When I was in third grade, I read and re-read a book, over and over, written as if through the eyes of Comanche, the horse that ended up being the last US Cavalry survivor of Custer's Last Stand at the Little Bighorn. (I've even been to visit him in person--he's in a museum here in Kansas.) Drove the school librarian half crazy, because I kept checking it out again and again, and the fact that it was 8th grade reading level didn't make her very happy, either. That was many years ago, and only small vignettes remain. I wish I could find it again, but unfortunately none of those vignettes include the title or the author. It's probably long out of print, anyway. Considering that it was written as if from the horse's point of view, I'm sure it was fiction, but I think there was a fair amount of historical research woven into it. I'd like to read it again, and see if my grown-up self remembers any of it correctly, and might correct or flesh out things that may have been skimmed over.
I also read Black Beauty, and as many of Walter Farley's Black Stallion books as I could get my hands on. I had a serious case of horse-crazy. But I also lived in town, and nowhere near anything like a public riding stable, so I didn't get much contact with the real thing. (Unless you count feeding marshmallows to my uncle's cutting horse, and singing to him, when I was two.) Instead I had a rather extensive stable of toy horses. Breyer was my favorite maker (they have had some really wonderful artists to make their models) but since most of my steeds came via birthday and Christmas gifts, I had examples from many makers, in plastic, glass, acrylic, and porcelain. Toward the end of my collecting days, I also accumulated other things besides horses. Cows, bulls, elk, deer, moose, buffalo... I even had several bears. Though, simply by happenstance, I did not get even one "teddy bear" until I was 16 years old. I did, however, have two different stuffed rats as cuddly toys when I was small.

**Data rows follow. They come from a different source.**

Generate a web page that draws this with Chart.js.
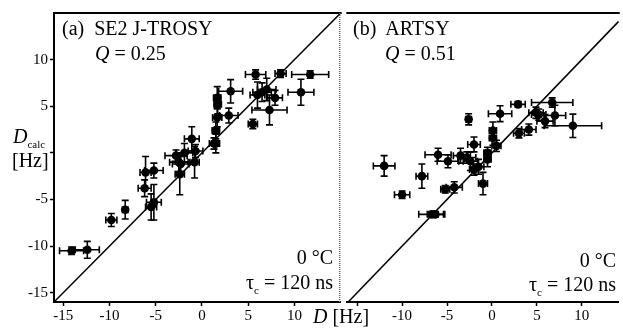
<!DOCTYPE html>
<html><head><meta charset="utf-8">
<script src="https://cdn.jsdelivr.net/npm/chart.js@4/dist/chart.umd.min.js"></script>
<style>
body{margin:0;background:#fff;width:623px;height:328px;overflow:hidden;position:relative;font-family:"Liberation Serif","Times New Roman",serif;color:#000}
canvas{position:absolute;top:0}
.t{position:absolute;font-size:20px;line-height:20px;white-space:pre}
.r{text-align:right}
.sub{font-size:11px;position:relative;top:5px}
</style></head><body>
<canvas id="ca" width="345" height="328" style="left:0"></canvas>
<canvas id="cb" width="280" height="328" style="left:343px"></canvas>
<div class="t" style="left:62px;top:18px">(a)  SE2 J-TROSY</div>
<div class="t" style="left:95px;top:43px"><i>Q</i> = 0.25</div>
<div class="t" style="left:353px;top:18px">(b)  ARTSY</div>
<div class="t" style="left:385px;top:43px"><i>Q</i> = 0.51</div>
<div class="t r" style="right:290px;top:247px">0 °C</div>
<div class="t r" style="right:290px;top:272px">τ<span class="sub">c</span> = 120 ns</div>
<div class="t r" style="right:7px;top:250px">0 °C</div>
<div class="t r" style="right:7px;top:274px">τ<span class="sub">c</span> = 120 ns</div>
<div class="t" style="left:13px;top:126px"><i>D</i><span class="sub">calc</span></div>
<div class="t" style="left:12px;top:150px">[Hz]</div>
<div class="t" style="left:313px;top:306px"><i>D</i> [Hz]</div>
<script>
const xTicks=[-15,-10,-5,0,5,10];
const yTicks=[-15,-10,-5,0,5,10];
const hiddenTickB=[-15];
const hiddenTickY=[0];
const diagA=[-16,15];
const diagB=[-16.1,14.1];

// (a) SE2 J-TROSY
const aX=[-14.1,-12.4,-9.8,-8.3,-6.2,-6.1,-5.2,-5.2,-5.5,-2.8,-2.3,-2.4,-1.1,-0.7,-0.8,1.3,-1.9,1.5,1.5,1.65,2.9,1.65,3.1,5.5,7.3,6.5,7.9,10.7,5.8,8.5,11.7,7.0,6.0,-2.5,1.7];
const aY=[-10.5,-10.4,-7.2,-6.1,-3.8,-2.1,-1.9,-5.3,-5.8,-0.3,-1.2,-2.3,1.5,0.2,-1.0,1.0,0.0,2.4,1.0,3.8,4.0,5.9,6.6,3.1,4.6,6.5,5.9,6.5,8.4,8.5,8.4,6.8,6.2,-1.0,5.2];
const aXerr=[1.3,1.3,0.6,0.3,0.7,0.6,1.0,0.8,0.6,1.2,0.9,0.5,0.8,0.8,0.5,0.5,0.9,0.4,0.4,0.5,1.0,0.4,1.3,0.5,1.9,1.0,0.8,1.4,1.1,0.6,2.0,1.0,0.8,1.0,0.4];
const aYerr=[0.4,0.9,0.7,1.0,0.9,1.7,0.8,1.9,1.4,0.6,0.8,2.2,1.3,0.7,1.7,0.6,1.0,0.9,1.0,1.0,0.8,1.2,1.25,0.5,1.6,1.0,0.8,1.4,0.5,0.4,0.4,1.2,1.4,1.0,1.0];

// (b) ARTSY
const bX=[-12.0,-10.0,-7.8,-6.7,-6.3,-5.2,-4.2,-1.0,-6.0,-4.9,-2.6,-3.5,-2.0,-2.4,-2.8,2.9,0.9,6.7,9.0,7.0,5.2,5.9,4.9,4.1,3.0,0.1,0.1,0.5,-0.5,-0.5,-1.5,-2.0];
const bY=[-1.4,-4.5,-2.5,-6.6,-6.6,-3.9,-3.7,-3.3,-0.2,-0.9,3.6,-0.3,0.9,-0.9,-0.5,5.2,4.2,5.4,2.9,4.0,4.1,3.4,4.3,2.5,2.1,2.4,1.6,0.75,0.0,-0.7,-1.5,-1.8];
const bXerr=[1.2,0.85,0.65,1.45,0.9,0.5,0.9,0.5,1.45,1.2,0.3,0.8,0.7,0.8,1.0,0.8,1.3,2.3,3.2,1.2,0.8,0.9,0.8,0.8,0.6,0.4,0.4,0.5,0.4,0.4,0.6,0.5];
const bYerr=[1.1,0.4,1.3,0.3,0.3,0.4,0.6,1.2,0.7,0.7,0.6,0.8,0.8,1.0,0.6,0.3,0.85,0.5,1.25,1.1,0.6,0.7,0.6,0.6,0.5,0.9,0.8,0.6,0.6,0.8,0.8,0.6];

const FONT='"Liberation Serif","Times New Roman",serif';

const errPlugin={id:'errbars',beforeDatasetsDraw(chart){
  const ctx=chart.ctx, xs=chart.scales.x, ys=chart.scales.y;
  chart.data.datasets.forEach(ds=>{
    if(!ds.xErr) return;
    ctx.save(); ctx.strokeStyle='#000'; ctx.lineWidth=1.6; const cap=3.5;
    ds.data.forEach((p,i)=>{
      const px=xs.getPixelForValue(p.x), py=ys.getPixelForValue(p.y);
      const x1=xs.getPixelForValue(p.x-ds.xErr[i]), x2=xs.getPixelForValue(p.x+ds.xErr[i]);
      const y1=ys.getPixelForValue(p.y-ds.yErr[i]), y2=ys.getPixelForValue(p.y+ds.yErr[i]);
      ctx.beginPath();
      ctx.moveTo(x1,py);ctx.lineTo(x2,py);
      ctx.moveTo(x1,py-cap);ctx.lineTo(x1,py+cap);
      ctx.moveTo(x2,py-cap);ctx.lineTo(x2,py+cap);
      ctx.moveTo(px,y1);ctx.lineTo(px,y2);
      ctx.moveTo(px-cap,y1);ctx.lineTo(px+cap,y1);
      ctx.moveTo(px-cap,y2);ctx.lineTo(px+cap,y2);
      ctx.stroke();
    });
    ctx.restore();
  });
}};

const framePlugin={id:'frame',afterDraw(chart,args,opts){
  const ctx=chart.ctx,a=chart.chartArea;
  ctx.save(); ctx.strokeStyle='#000'; ctx.lineWidth=2;
  ctx.beginPath(); ctx.moveTo(a.left-1,a.top); ctx.lineTo(a.right+1,a.top); ctx.stroke();
  if(opts.right){
    ctx.strokeStyle='#666'; ctx.lineWidth=1.5; ctx.setLineDash([1,1]);
    ctx.beginPath(); ctx.moveTo(a.right-1,a.top); ctx.lineTo(a.right-1,a.bottom); ctx.stroke();
  }
  ctx.restore();
}};

function makeChart(id,xs,ys,xe,ye,diag,xmin,xmax,showY,padRight,hidden){
  return new Chart(document.getElementById(id),{
    type:'scatter',
    data:{datasets:[
      {type:'line',data:diag.map(v=>({x:v,y:v})),borderColor:'#000',borderWidth:1.5,pointRadius:0,fill:false,tension:0},
      {data:xs.map((x,i)=>({x:x,y:ys[i]})),xErr:xe,yErr:ye,backgroundColor:'#000',borderColor:'#000',pointRadius:4.3,borderWidth:0,pointStyle:'circle'}
    ]},
    options:{responsive:false,animation:false,events:[],
      plugins:{legend:{display:false},tooltip:{enabled:false},frame:{right:showY}},
      layout:{padding:{top:13,right:padRight,left:0,bottom:0}},
      scales:{
        x:{type:'linear',min:xmin,max:xmax,
          afterBuildTicks:s=>{s.ticks=xTicks.map(v=>({value:v}));},
          afterFit:s=>{s.height=26;},
          ticks:{font:{family:FONT,size:15},color:'#000',padding:1,maxRotation:0,autoSkip:false,
            callback:v=>hidden.includes(v)?'':String(v)},
          grid:{drawOnChartArea:false,drawTicks:true,tickLength:4,color:'#000',tickWidth:1.5},
          border:{display:true,color:'#000',width:2}},
        y:{type:'linear',min:-16,max:15,display:showY,
          afterBuildTicks:s=>{s.ticks=yTicks.map(v=>({value:v}));},
          afterFit:s=>{s.width=showY?54:0;},
          ticks:{font:{family:FONT,size:15},color:'#000',padding:2,autoSkip:false,
            callback:v=>hiddenTickY.includes(v)?'':String(v)},
          grid:{drawOnChartArea:false,drawTicks:true,tickLength:4,color:'#000',tickWidth:1.5},
          border:{display:true,color:'#000',width:2}}
      }
    },
    plugins:[errPlugin,framePlugin]
  });
}
makeChart('ca',aX,aY,aXerr,aYerr,diagA,-16,15,true,2,[]);
makeChart('cb',bX,bY,bXerr,bYerr,diagB,-16.1,14.1,false,0,hiddenTickB);
</script>
</body></html>
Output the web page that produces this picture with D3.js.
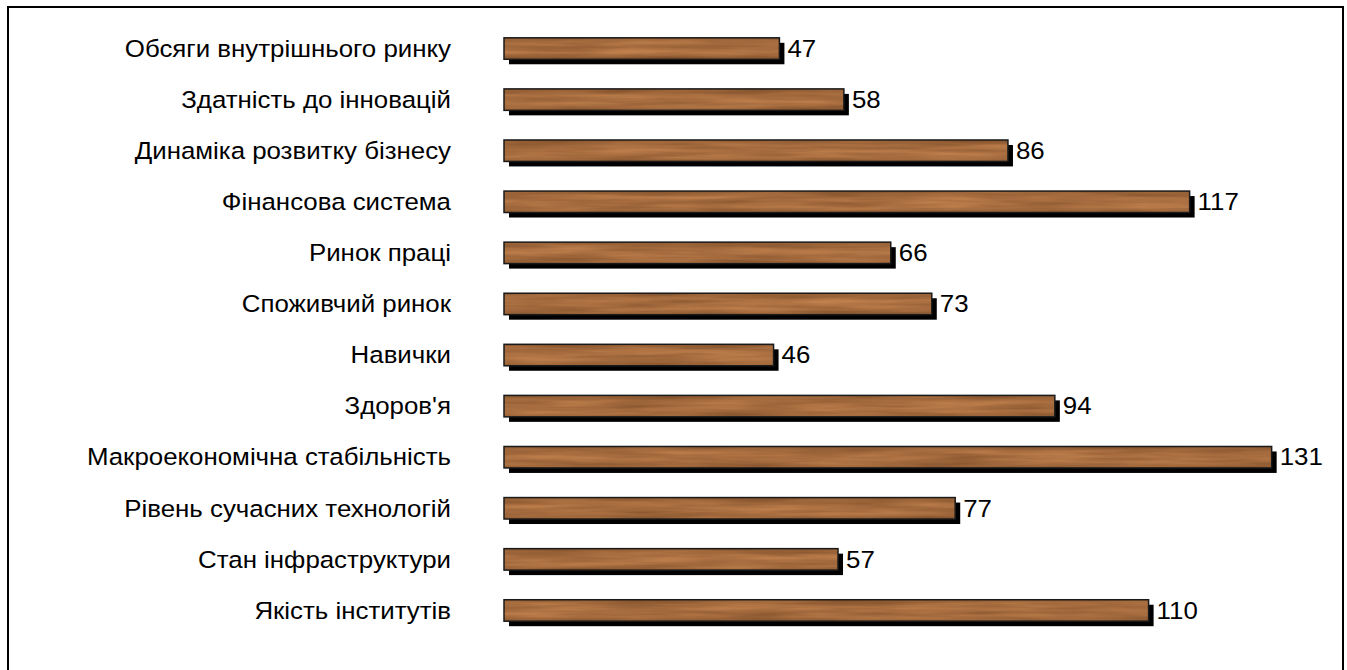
<!DOCTYPE html>
<html>
<head>
<meta charset="utf-8">
<script src="https://cdn.jsdelivr.net/npm/d3@7"></script>
<style>
  body { margin: 0; background: #fff; }
  svg { display: block; }
</style>
</head>
<body>
<svg id="chart" width="1347" height="670"></svg>
<script>
// categories, top to bottom
const categories = [
    "Обсяги внутрішнього ринку",
    "Здатність до інновацій",
    "Динаміка розвитку бізнесу",
    "Фінансова система",
    "Ринок праці",
    "Споживчий ринок",
    "Навички",
    "Здоров'я",
    "Макроекономічна стабільність",
    "Рівень сучасних технологій",
    "Стан інфраструктури",
    "Якість інститутів"
];
const values = [47, 58, 86, 117, 66, 73, 46, 94, 131, 77, 57, 110];

const svg = d3.select("#chart");

// frame around the chart (bottom edge runs off the picture)
svg.append("rect")
    .attr("x", 8).attr("y", 7)
    .attr("width", 1335).attr("height", 700)
    .attr("fill", "none")
    .attr("stroke", "#000")
    .attr("stroke-width", 2);

// wood texture: horizontal grain from stretched noise
const defs = svg.append("defs");
const f = defs.append("filter")
    .attr("id", "wood")
    .attr("x", 0).attr("y", 0).attr("width", 1).attr("height", 1)
    .attr("color-interpolation-filters", "sRGB");
f.append("feTurbulence")
    .attr("type", "fractalNoise")
    .attr("baseFrequency", "0.01 0.18")
    .attr("numOctaves", 3)
    .attr("seed", 7)
    .attr("result", "noise");
f.append("feColorMatrix")
    .attr("in", "noise")
    .attr("type", "matrix")
    .attr("values",
        "0 0 0 0.26 0.53 " +
        "0 0 0 0.20 0.33 " +
        "0 0 0 0.14 0.18 " +
        "0 0 0 0 1")
    .attr("result", "grain");
f.append("feComposite")
    .attr("in", "grain")
    .attr("in2", "SourceGraphic")
    .attr("operator", "in");

// darker top/bottom edge on each bar
const shade = defs.append("linearGradient")
    .attr("id", "shade")
    .attr("x1", 0).attr("y1", 0).attr("x2", 0).attr("y2", 1);
shade.append("stop").attr("offset", 0).attr("stop-color", "#5a3415").attr("stop-opacity", 0.3);
shade.append("stop").attr("offset", 0.3).attr("stop-color", "#5a3415").attr("stop-opacity", 0);
shade.append("stop").attr("offset", 0.75).attr("stop-color", "#5a3415").attr("stop-opacity", 0);
shade.append("stop").attr("offset", 1).attr("stop-color", "#5a3415").attr("stop-opacity", 0.25);

const x0 = 504;
const x = d3.scaleLinear()
    .domain([0, 131])
    .range([x0, x0 + 131 * 5.86]);

const y = d3.scaleBand()
    .domain(categories)
    .range([23, 636])
    .paddingInner(0.58)
    .paddingOuter(0.29);

const data = categories.map((c, i) => ({ cat: c, val: values[i] }));

// shadows
svg.append("g").selectAll("rect")
    .data(data)
    .enter().append("rect")
    .attr("x", x(0) + 5)
    .attr("y", d => y(d.cat) + 5)
    .attr("width", d => x(d.val) - x(0))
    .attr("height", y.bandwidth())
    .attr("fill", "#000");

// bars
const bars = svg.append("g");
bars.selectAll("rect.wood")
    .data(data)
    .enter().append("rect")
    .attr("class", "wood")
    .attr("x", x(0))
    .attr("y", d => y(d.cat))
    .attr("width", d => x(d.val) - x(0))
    .attr("height", y.bandwidth())
    .attr("fill", "#a8703f")
    .attr("filter", "url(#wood)");
bars.selectAll("rect.edge")
    .data(data)
    .enter().append("rect")
    .attr("class", "edge")
    .attr("x", x(0))
    .attr("y", d => y(d.cat))
    .attr("width", d => x(d.val) - x(0))
    .attr("height", y.bandwidth())
    .attr("fill", "url(#shade)")
    .attr("stroke", "#1a1a1a")
    .attr("stroke-width", 1.5);

// text in the reference is a little wider than plain Arial
const stretch = 1.1;

// category labels
svg.append("g")
    .attr("font-family", "Liberation Sans, Arial, sans-serif")
    .attr("font-size", 23.5)
    .attr("text-anchor", "end")
    .selectAll("text")
    .data(data)
    .enter().append("text")
    .attr("transform", d => `translate(451,${y(d.cat) + y.bandwidth() / 2}) scale(${stretch},1)`)
    .attr("dy", "0.35em")
    .attr("fill", "#000")
    .text(d => d.cat);

// value labels
svg.append("g")
    .attr("font-family", "Liberation Sans, Arial, sans-serif")
    .attr("font-size", 23.5)
    .selectAll("text")
    .data(data)
    .enter().append("text")
    .attr("transform", d => `translate(${x(d.val) + 8},${y(d.cat) + y.bandwidth() / 2}) scale(${stretch},1)`)
    .attr("dy", "0.35em")
    .attr("fill", "#000")
    .text(d => d.val);
</script>
</body>
</html>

We had a small fire, a number of years ago, that thinned out my toy collection drastically, and two floods that cleared out a lot of books. Lucky for me, I can still remember at least some of the fun I had reading and playing. Probably worth more than the things, by any measure. Part of the drive to make this blog is the hope that I will be able to remember. Happy memories, for me, seem to fade too fast, or never take hold at all, while the nightmares stick like crazy glue.